- TASK GOAL: In the following material, identify every line holding the string "React" and return it.

- DATA SHOWN:
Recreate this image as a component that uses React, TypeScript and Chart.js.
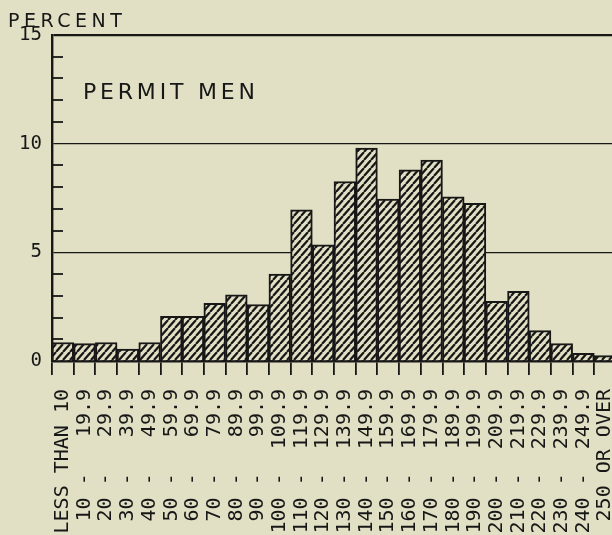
import React, { useEffect, useRef } from "react";
import { Chart, registerables } from "chart.js";

Chart.register(...registerables);

// ---- data ----
const categories: string[] = [
  "LESS THAN 10",
  "10 - 19.9",
  "20 - 29.9",
  "30 - 39.9",
  "40 - 49.9",
  "50 - 59.9",
  "60 - 69.9",
  "70 - 79.9",
  "80 - 89.9",
  "90 - 99.9",
  "100 - 109.9",
  "110 - 119.9",
  "120 - 129.9",
  "130 - 139.9",
  "140 - 149.9",
  "150 - 159.9",
  "160 - 169.9",
  "170 - 179.9",
  "180 - 189.9",
  "190 - 199.9",
  "200 - 209.9",
  "210 - 219.9",
  "220 - 229.9",
  "230 - 239.9",
  "240 - 249.9",
  "250 OR OVER",
];

const percentValues: number[] = [
  0.85, 0.8, 0.85, 0.55, 0.85, 2.05, 2.05, 2.65, 3.05, 2.6, 4.0, 6.95, 5.35,
  8.25, 9.8, 7.45, 8.8, 9.25, 7.55, 7.25, 2.75, 3.2, 1.4, 0.8, 0.35, 0.25,
];

const yMin = 0;
const yMax = 15;
const yMajorStep = 5;
const yMinorStep = 1;

const chartTitle = "PERMIT MEN";
const yAxisTitle = "PERCENT";

// ---- styles ----
const BG = "#e2e0c4";
const INK = "#171717";
const CANVAS_W = 620;
const CANVAS_H = 600;
const NBSP = "\u00A0";

function makeHatch(): CanvasPattern | string {
  const w = 7;
  const h = 8;
  const c = document.createElement("canvas");
  c.width = w;
  c.height = h;
  const g = c.getContext("2d");
  if (!g) return BG;
  g.fillStyle = BG;
  g.fillRect(0, 0, w, h);
  g.strokeStyle = INK;
  g.lineWidth = 2.2;
  g.beginPath();
  g.moveTo(0, h);
  g.lineTo(w, 0);
  g.moveTo(-w, h);
  g.lineTo(0, 0);
  g.moveTo(w, h);
  g.lineTo(2 * w, 0);
  g.stroke();
  const p = g.createPattern(c, "repeat");
  return p || BG;
}

function padLeft(s: string, n: number): string {
  let out = s;
  while (out.length < n) out = NBSP + out;
  return out;
}

function formatCategory(s: string): string {
  const m = s.match(/^(\S+) - (\S+)$/);
  if (!m) return s.replace(/ /g, NBSP);
  return padLeft(m[1], 3) + NBSP + "-" + NBSP + padLeft(m[2], 6);
}

const decorPlugin = {
  id: "decor",
  afterDatasetsDraw(chart: any) {
    const { ctx, chartArea } = chart;
    const y = chart.scales.y;
    ctx.save();
    ctx.strokeStyle = INK;
    ctx.lineWidth = 1.8;
    for (let v = yMin + yMinorStep; v < yMax; v += yMinorStep) {
      if (v % yMajorStep === 0) continue;
      const py = Math.round(y.getPixelForValue(v));
      ctx.beginPath();
      ctx.moveTo(chartArea.left, py);
      ctx.lineTo(chartArea.left + 11, py);
      ctx.stroke();
    }
    ctx.restore();
  },
  afterDraw(chart: any) {
    const { ctx } = chart;
    ctx.save();
    ctx.fillStyle = INK;
    ctx.textAlign = "left";
    ctx.textBaseline = "alphabetic";
    const hasLS = "letterSpacing" in ctx;
    ctx.font = "19px 'DejaVu Sans'";
    if (hasLS) (ctx as any).letterSpacing = "4.5px";
    ctx.fillText(yAxisTitle, 8, 27);
    ctx.font = "22px 'DejaVu Sans'";
    if (hasLS) (ctx as any).letterSpacing = "3.8px";
    ctx.fillText(chartTitle, 83, 99);
    if (hasLS) (ctx as any).letterSpacing = "0px";
    ctx.restore();
  },
};

export default function App() {
  const canvasRef = useRef<HTMLCanvasElement | null>(null);

  useEffect(() => {
    const canvas = canvasRef.current;
    if (!canvas) return;
    const hatch = makeHatch();
    const chart = new Chart(canvas, {
      type: "bar",
      data: {
        labels: categories,
        datasets: [
          {
            data: percentValues,
            backgroundColor: hatch as any,
            borderColor: INK,
            borderWidth: 2,
            categoryPercentage: 1,
            barPercentage: 1,
          },
        ],
      },
      options: {
        responsive: false,
        animation: false,
        devicePixelRatio: 1,
        layout: { padding: { top: 35, left: 0, right: 4, bottom: 0 } },
        plugins: {
          legend: { display: false },
          tooltip: { enabled: false },
          title: { display: false },
        },
        scales: {
          x: {
            type: "category",
            offset: true,
            grid: {
              display: true,
              offset: true,
              drawOnChartArea: false,
              drawTicks: true,
              tickLength: 14,
              color: INK,
              lineWidth: 1.8,
            },
            border: { display: true, color: INK, width: 2.6 },
            ticks: {
              autoSkip: false,
              maxRotation: 90,
              minRotation: 90,
              padding: 14,
              color: INK,
              font: { family: "'DejaVu Sans Mono'", size: 20 },
              callback: (_v: any, i: number) => formatCategory(categories[i]),
            },
            afterFit: (s: any) => {
              s.height = CANVAS_H - 361;
              s.paddingLeft = 0;
              s.paddingRight = 0;
            },
          },
          y: {
            min: yMin,
            max: yMax,
            ticks: {
              stepSize: yMajorStep,
              padding: 10,
              color: INK,
              font: { family: "'DejaVu Sans Mono'", size: 19 },
            },
            grid: {
              color: INK,
              drawTicks: false,
              lineWidth: (c: any) => (c.tick && c.tick.value === yMax ? 2.2 : 1.3),
            },
            border: { display: true, color: INK, width: 2.4 },
            afterFit: (s: any) => {
              s.width = 52;
            },
          },
        },
      },
      plugins: [decorPlugin],
    } as any);
    return () => chart.destroy();
  }, []);

  return (
    <div
      style={{
        position: "fixed",
        left: 0,
        top: 0,
        width: 612,
        height: 535,
        overflow: "hidden",
        background: BG,
      }}
    >
      <canvas
        ref={canvasRef}
        width={CANVAS_W}
        height={CANVAS_H}
        style={{ display: "block", width: CANVAS_W, height: CANVAS_H }}
      />
    </div>
  );
}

- SOLVED EXERCISE:
Recreate this image as a component that uses React, TypeScript and Chart.js.
import React, { useEffect, useRef } from "react";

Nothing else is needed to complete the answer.